The initial proposal had focused on EUR 500 bln of grants, which would avoid the stigma that was associated with the bailout funds handed out in the aftermath of the financial crisis and required budget oversight through the European Commission. Whatever the final agreement is the portion of grants will be lower than in the original draft, which could leave some investors disappointed and give Eurosceptic something to argue with. Ultimately though, any sizeable agreement that include grants should be good for markets – at least in the short term. In the medium to long term, it continues to kick Italy’s problems in particular down the line, without providing an incentive for real reform.
The euro has been in the outperforming lane amid signs that EU leaders are heading for a compromise on the EU recovery fund. EURUSD pegged a fresh four-and-a-half-month high at 1.1467, drawing nearer to the early March peak at 1.1494, which is the loftiest level seen since January 2019. EURJPY lifted by over 0.5% on route to a 6-week high at 122.98, and EURGBP lifted to a 3-week high at 0.9140.
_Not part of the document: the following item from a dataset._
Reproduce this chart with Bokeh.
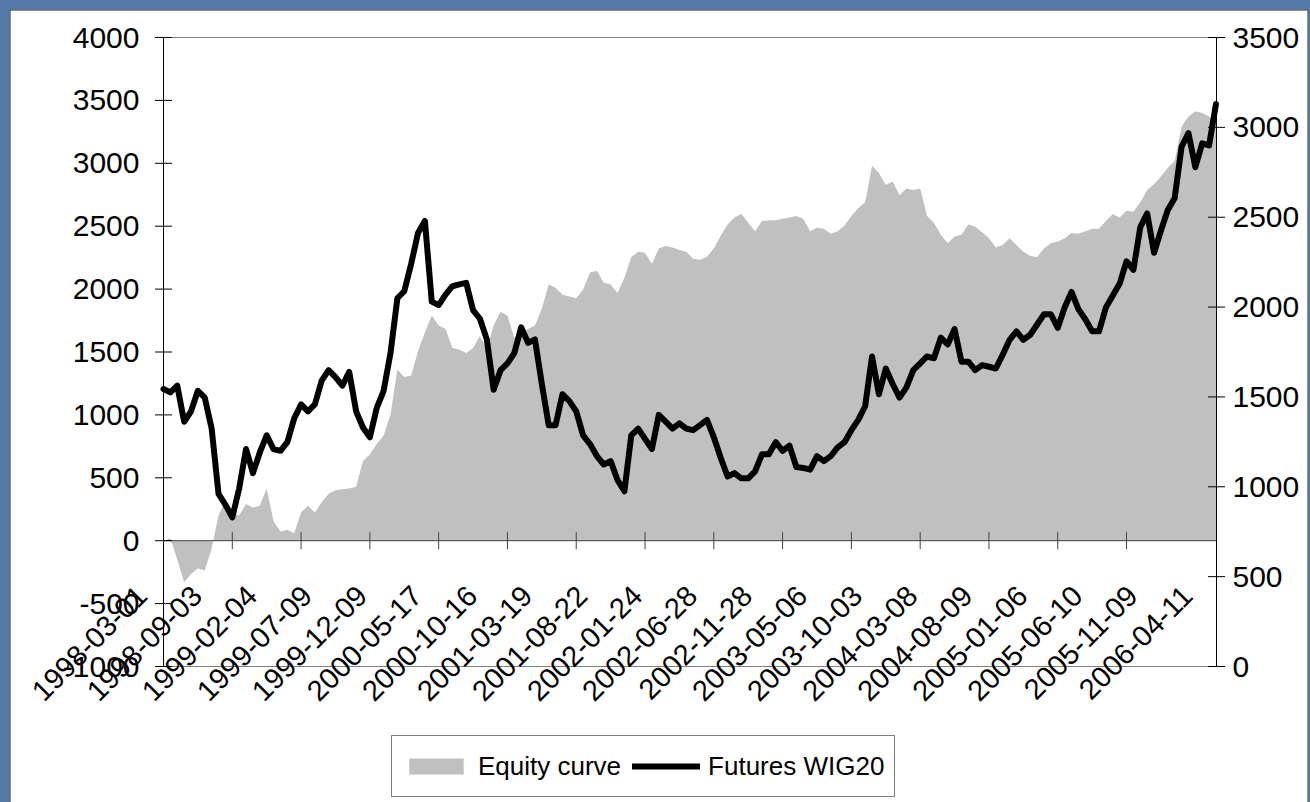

In the long term meanwhile, Euro expected to remain under pressure with or without a compromise today. Critics have long highlighted the Eurozone’s very large current account surplus and demanded a more balanced policy that focuses more on domestic investment than exports, so these trends are not necessarily a negative for the Eurozone going forward – at least if companies and economies – in particular Germany – manage to adjust.
Earlier , ECB’s de Guindos suggested taht Q2 GDP wasn’t as bad as feared. The initial estimate had been for a contraction of around 13% in the second quarter, and even if things were not quite as bad as feared, the Eurozone will likely be left with a sizeable contraction and a sharp decline over the quarter. It will take a while for economic activity to come back and that will also depend on whether and to what extend there will be further lockdowns once the regular flu season starts. That in turn will not just depend on whether there will be a vaccine, but also whether acceptance of less restrictive measures – such as the wearing of masks – rises across Europe.
The all-case mortality curve in Europe is now below the long term trend. Regardless of the not-anywhere-near-as-bad-as-initially-feared data on the coronavirus, the impact of lockdowns and persisting shifts in consumer behaviour will restrict potential for economies to recover to pre-pandemic activity levels.